### Lines of data
============

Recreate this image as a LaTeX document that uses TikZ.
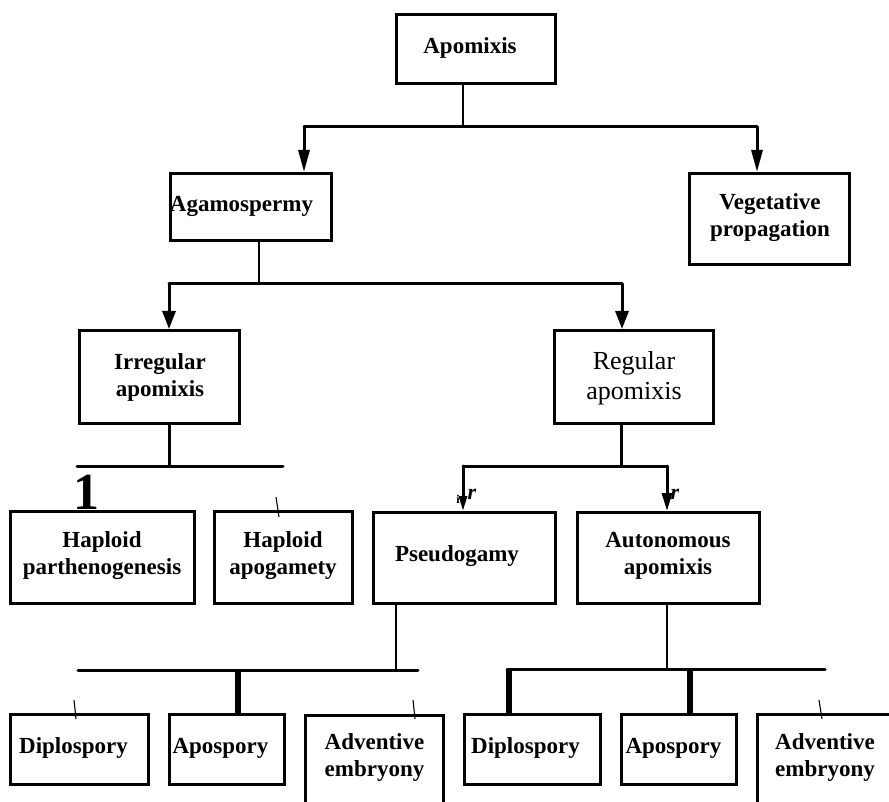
\documentclass[tikz,border=0pt]{standalone}
\usepackage{fontspec}
\setmainfont{Liberation Serif}
\usetikzlibrary{arrows.meta}
\tikzset{
  box/.style={draw, line width=3.4pt, inner sep=0pt, anchor=north west},
  lbl/.style={align=center, inner sep=0pt, font=\fontsize{23}{27}\selectfont\bfseries},
  rlbl/.style={align=center, inner sep=0pt, font=\fontsize{26}{30}\selectfont},
  conn/.style={line width=3pt, line cap=round},
  thinconn/.style={line width=2pt},
  thick I/.style={line width=6.5pt},
  tickmark/.style={line width=1.1pt},
  arrA/.style={-{Triangle[length=22pt,width=11pt]}},
  arrB/.style={-{Triangle[length=18pt,width=13pt]}},
  arrC/.style={-{Triangle[length=15pt,width=8pt]}},
  arrD/.style={-{Triangle[length=18pt,width=10pt]}},
}
\begin{document}
\begin{tikzpicture}[x=1pt,y=-1pt]
\useasboundingbox (0,0) rectangle (889,802);
\clip (0,0) rectangle (889,802);
% boxes
\node[box, minimum width=159pt, minimum height=69pt] (apo) at (395,13) {};
\node[box, minimum width=161pt, minimum height=67pt] (agam) at (169,172) {};
\node[box, minimum width=160pt, minimum height=91pt] (veg) at (688,172) {};
\node[box, minimum width=160pt, minimum height=93pt] (irr) at (78,329) {};
\node[box, minimum width=159pt, minimum height=93pt] (reg) at (553,329) {};
\node[box, minimum width=184pt, minimum height=92pt] (hpar) at (9,510) {};
\node[box, minimum width=138pt, minimum height=92pt] (hapo) at (213,510) {};
\node[box, minimum width=182pt, minimum height=91pt] (pseu) at (372,511) {};
\node[box, minimum width=182pt, minimum height=91pt] (auto) at (576,511) {};
\node[box, minimum width=138pt, minimum height=70pt] (dipA) at (9,713) {};
\node[box, minimum width=115pt, minimum height=70pt] (aposA) at (168,713) {};
\node[box, minimum width=138pt, minimum height=116pt] (advA) at (304,714) {};
\node[box, minimum width=136pt, minimum height=70pt] (dipB) at (463,713) {};
\node[box, minimum width=115pt, minimum height=70pt] (aposB) at (620,713) {};
\node[box, minimum width=144pt, minimum height=117pt] (advB) at (756,713) {};
% labels
\node[lbl] (apoT) at (470,48) {Apomixis};
\node[lbl] (agamT) at (241.5,206) {Agamospermy};
\node[lbl] (vegT) at (770,218) {Vegetative\\propagation};
\node[lbl] (irrT) at (160,377) {Irregular\\apomixis};
\node[rlbl] (regT) at (634,378) {Regular\\apomixis};
\node[lbl] (hparT) at (102,556) {Haploid\\parthenogenesis};
\node[lbl] (hapoT) at (283,556) {Haploid\\apogamety};
\node[lbl] (pseuT) at (457,556) {Pseudogamy};
\node[lbl] (autoT) at (668,556) {Autonomous\\apomixis};
\node[lbl] (dipAT) at (73.5,748) {Diplospory};
\node[lbl] (aposAT) at (220.5,748) {Apospory};
\node[lbl] (advAT) at (374.5,757) {Adventive\\embryony};
\node[lbl] (dipBT) at (525.5,748) {Diplospory};
\node[lbl] (aposBT) at (673.5,748) {Apospory};
\node[lbl] (advBT) at (825,757) {Adventive\\embryony};
% junction coordinates
\coordinate (j1) at (463,127);
\coordinate (b1L) at (304,127);
\coordinate (b1R) at (757,127);
\coordinate (j2) at (259,284);
\coordinate (b2L) at (169,284);
\coordinate (b2R) at (622,284);
\coordinate (j3) at (169,466);
\coordinate (b3L) at (77,466);
\coordinate (b3R) at (283,466);
\coordinate (j4) at (621,466);
\coordinate (b4L) at (463,466);
\coordinate (b4R) at (667,466);
\coordinate (j5) at (396,670);
\coordinate (b5L) at (78,670);
\coordinate (b5R) at (418,670);
\coordinate (k5) at (238,670);
\coordinate (j6) at (667,669);
\coordinate (b6L) at (507,669);
\coordinate (b6R) at (825,669);
\coordinate (k6a) at (509,669);
\coordinate (k6b) at (690,669);
% level 1
\draw[thinconn] (apo.south -| j1) -- (j1);
\draw[conn] (b1L) -- (b1R);
\draw[conn, arrA] (b1L) -- (agam.north -| b1L);
\draw[conn, arrA] (b1R) -- (veg.north -| b1R);
% level 2
\draw[thinconn] (agam.south -| j2) -- (j2);
\draw[conn] (b2L) -- (b2R);
\draw[conn, arrB] (b2L) -- (irr.north -| b2L);
\draw[conn, arrB] (b2R) -- (reg.north -| b2R);
% irregular
\draw[conn] (irr.south -| j3) -- (j3);
\draw[conn] (b3L) -- (b3R);
\node[inner sep=0pt, anchor=base, font=\fontsize{52}{52}\selectfont\bfseries] (one) at (86,509) {1};
\coordinate (t1a) at (276,497);
\coordinate (t1b) at (279,517);
\draw[tickmark] (t1a) -- (t1b);
% regular
\draw[conn] (reg.south -| j4) -- (j4);
\draw[conn] (b4L) -- (b4R);
\draw[conn, arrC] (b4L) -- (pseu.north -| b4L);
\draw[conn, arrD] (b4R) -- (auto.north -| b4R);
\node[inner sep=0pt, font=\fontsize{12}{12}\selectfont\bfseries] (iA) at (458,499) {i};
\node[inner sep=0pt, font=\fontsize{22}{22}\selectfont\bfseries\itshape] (rA) at (472,494) {r};
\node[inner sep=0pt, font=\fontsize{22}{22}\selectfont\bfseries\itshape] (rB) at (675,494) {r};
% pseudogamy
\draw[thinconn] (pseu.south -| j5) -- (j5);
\draw[conn] (b5L) -- (b5R);
\draw[thick I] (k5) -- (aposA.north -| k5);
\coordinate (t2a) at (74,700);
\coordinate (t2b) at (76,719);
\draw[tickmark] (t2a) -- (t2b);
\coordinate (t3a) at (413,700);
\coordinate (t3b) at (415,719);
\draw[tickmark] (t3a) -- (t3b);
% autonomous
\draw[thinconn] (auto.south -| j6) -- (j6);
\draw[conn] (b6L) -- (b6R);
\draw[thick I] (k6a) -- (dipB.north -| k6a);
\draw[thick I] (k6b) -- (aposB.north -| k6b);
\coordinate (t4a) at (819,700);
\coordinate (t4b) at (822,719);
\draw[tickmark] (t4a) -- (t4b);
\end{tikzpicture}
\end{document}
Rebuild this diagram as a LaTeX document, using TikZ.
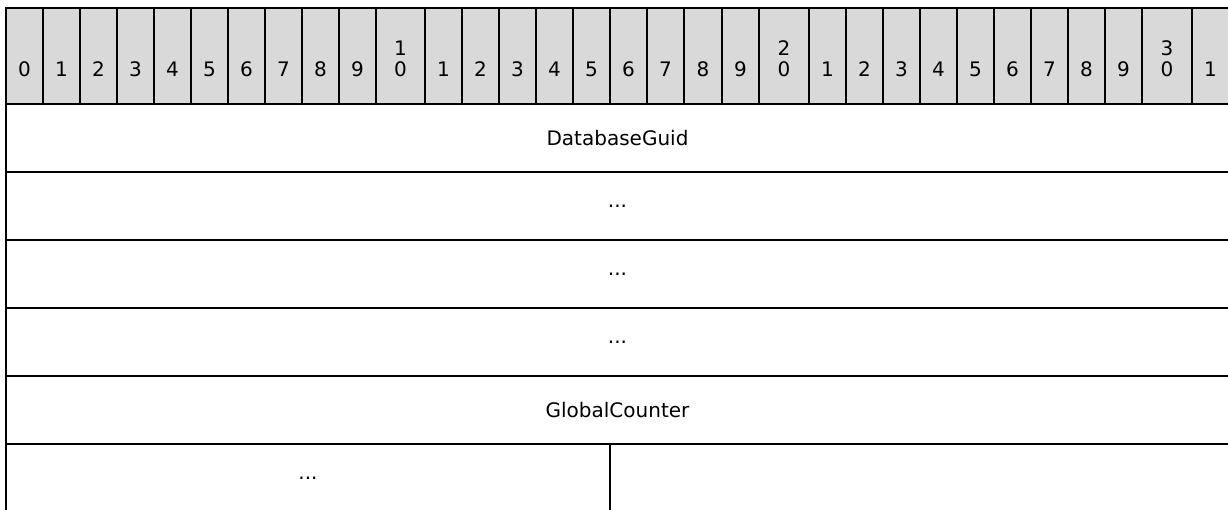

============

### Exercise details
Copy out the entries verbatim and leave the images out.

### The completed task
Recreate this image as a LaTeX document that uses TikZ.
\documentclass[tikz,border=0pt]{standalone}
\usepackage{fontspec}
\setmainfont{Liberation Serif}
\usetikzlibrary{arrows.meta}
\tikzset{
  box/.style={draw, line width=3.4pt, inner sep=0pt, anchor=north west},
  lbl/.style={align=center, inner sep=0pt, font=\fontsize{23}{27}\selectfont\bfseries},
  rlbl/.style={align=center, inner sep=0pt, font=\fontsize{26}{30}\selectfont},
  conn/.style={line width=3pt, line cap=round},
  thinconn/.style={line width=2pt},
  thick I/.style={line width=6.5pt},
  tickmark/.style={line width=1.1pt},
  arrA/.style={-{Triangle[length=22pt,width=11pt]}},
  arrB/.style={-{Triangle[length=18pt,width=13pt]}},
  arrC/.style={-{Triangle[length=15pt,width=8pt]}},
  arrD/.style={-{Triangle[length=18pt,width=10pt]}},
}
\begin{document}
\begin{tikzpicture}[x=1pt,y=-1pt]
\useasboundingbox (0,0) rectangle (889,802);
\clip (0,0) rectangle (889,802);
% boxes
\node[box, minimum width=159pt, minimum height=69pt] (apo) at (395,13) {};
\node[box, minimum width=161pt, minimum height=67pt] (agam) at (169,172) {};
\node[box, minimum width=160pt, minimum height=91pt] (veg) at (688,172) {};
\node[box, minimum width=160pt, minimum height=93pt] (irr) at (78,329) {};
\node[box, minimum width=159pt, minimum height=93pt] (reg) at (553,329) {};
\node[box, minimum width=184pt, minimum height=92pt] (hpar) at (9,510) {};
\node[box, minimum width=138pt, minimum height=92pt] (hapo) at (213,510) {};
\node[box, minimum width=182pt, minimum height=91pt] (pseu) at (372,511) {};
\node[box, minimum width=182pt, minimum height=91pt] (auto) at (576,511) {};
\node[box, minimum width=138pt, minimum height=70pt] (dipA) at (9,713) {};
\node[box, minimum width=115pt, minimum height=70pt] (aposA) at (168,713) {};
\node[box, minimum width=138pt, minimum height=116pt] (advA) at (304,714) {};
\node[box, minimum width=136pt, minimum height=70pt] (dipB) at (463,713) {};
\node[box, minimum width=115pt, minimum height=70pt] (aposB) at (620,713) {};
\node[box, minimum width=144pt, minimum height=117pt] (advB) at (756,713) {};
% labels
\node[lbl] (apoT) at (470,48) {Apomixis};
\node[lbl] (agamT) at (241.5,206) {Agamospermy};
\node[lbl] (vegT) at (770,218) {Vegetative\\propagation};
\node[lbl] (irrT) at (160,377) {Irregular\\apomixis};
\node[rlbl] (regT) at (634,378) {Regular\\apomixis};
\node[lbl] (hparT) at (102,556) {Haploid\\parthenogenesis};
\node[lbl] (hapoT) at (283,556) {Haploid\\apogamety};
\node[lbl] (pseuT) at (457,556) {Pseudogamy};
\node[lbl] (autoT) at (668,556) {Autonomous\\apomixis};
\node[lbl] (dipAT) at (73.5,748) {Diplospory};
\node[lbl] (aposAT) at (220.5,748) {Apospory};
\node[lbl] (advAT) at (374.5,757) {Adventive\\embryony};
\node[lbl] (dipBT) at (525.5,748) {Diplospory};
\node[lbl] (aposBT) at (673.5,748) {Apospory};
\node[lbl] (advBT) at (825,757) {Adventive\\embryony};
% junction coordinates
\coordinate (j1) at (463,127);
\coordinate (b1L) at (304,127);
\coordinate (b1R) at (757,127);
\coordinate (j2) at (259,284);
\coordinate (b2L) at (169,284);
\coordinate (b2R) at (622,284);
\coordinate (j3) at (169,466);
\coordinate (b3L) at (77,466);
\coordinate (b3R) at (283,466);
\coordinate (j4) at (621,466);
\coordinate (b4L) at (463,466);
\coordinate (b4R) at (667,466);
\coordinate (j5) at (396,670);
\coordinate (b5L) at (78,670);
\coordinate (b5R) at (418,670);
\coordinate (k5) at (238,670);
\coordinate (j6) at (667,669);
\coordinate (b6L) at (507,669);
\coordinate (b6R) at (825,669);
\coordinate (k6a) at (509,669);
\coordinate (k6b) at (690,669);
% level 1
\draw[thinconn] (apo.south -| j1) -- (j1);
\draw[conn] (b1L) -- (b1R);
\draw[conn, arrA] (b1L) -- (agam.north -| b1L);
\draw[conn, arrA] (b1R) -- (veg.north -| b1R);
% level 2
\draw[thinconn] (agam.south -| j2) -- (j2);
\draw[conn] (b2L) -- (b2R);
\draw[conn, arrB] (b2L) -- (irr.north -| b2L);
\draw[conn, arrB] (b2R) -- (reg.north -| b2R);
% irregular
\draw[conn] (irr.south -| j3) -- (j3);
\draw[conn] (b3L) -- (b3R);
\node[inner sep=0pt, anchor=base, font=\fontsize{52}{52}\selectfont\bfseries] (one) at (86,509) {1};
\coordinate (t1a) at (276,497);
\coordinate (t1b) at (279,517);
\draw[tickmark] (t1a) -- (t1b);
% regular
\draw[conn] (reg.south -| j4) -- (j4);
\draw[conn] (b4L) -- (b4R);
\draw[conn, arrC] (b4L) -- (pseu.north -| b4L);
\draw[conn, arrD] (b4R) -- (auto.north -| b4R);
\node[inner sep=0pt, font=\fontsize{12}{12}\selectfont\bfseries] (iA) at (458,499) {i};
\node[inner sep=0pt, font=\fontsize{22}{22}\selectfont\bfseries\itshape] (rA) at (472,494) {r};
\node[inner sep=0pt, font=\fontsize{22}{22}\selectfont\bfseries\itshape] (rB) at (675,494) {r};
% pseudogamy
\draw[thinconn] (pseu.south -| j5) -- (j5);
\draw[conn] (b5L) -- (b5R);
\draw[thick I] (k5) -- (aposA.north -| k5);
\coordinate (t2a) at (74,700);
\coordinate (t2b) at (76,719);
\draw[tickmark] (t2a) -- (t2b);
\coordinate (t3a) at (413,700);
\coordinate (t3b) at (415,719);
\draw[tickmark] (t3a) -- (t3b);
% autonomous
\draw[thinconn] (auto.south -| j6) -- (j6);
\draw[conn] (b6L) -- (b6R);
\draw[thick I] (k6a) -- (dipB.north -| k6a);
\draw[thick I] (k6b) -- (aposB.north -| k6b);
\coordinate (t4a) at (819,700);
\coordinate (t4b) at (822,719);
\draw[tickmark] (t4a) -- (t4b);
\end{tikzpicture}
\end{document}
Rebuild this diagram as a LaTeX document, using TikZ.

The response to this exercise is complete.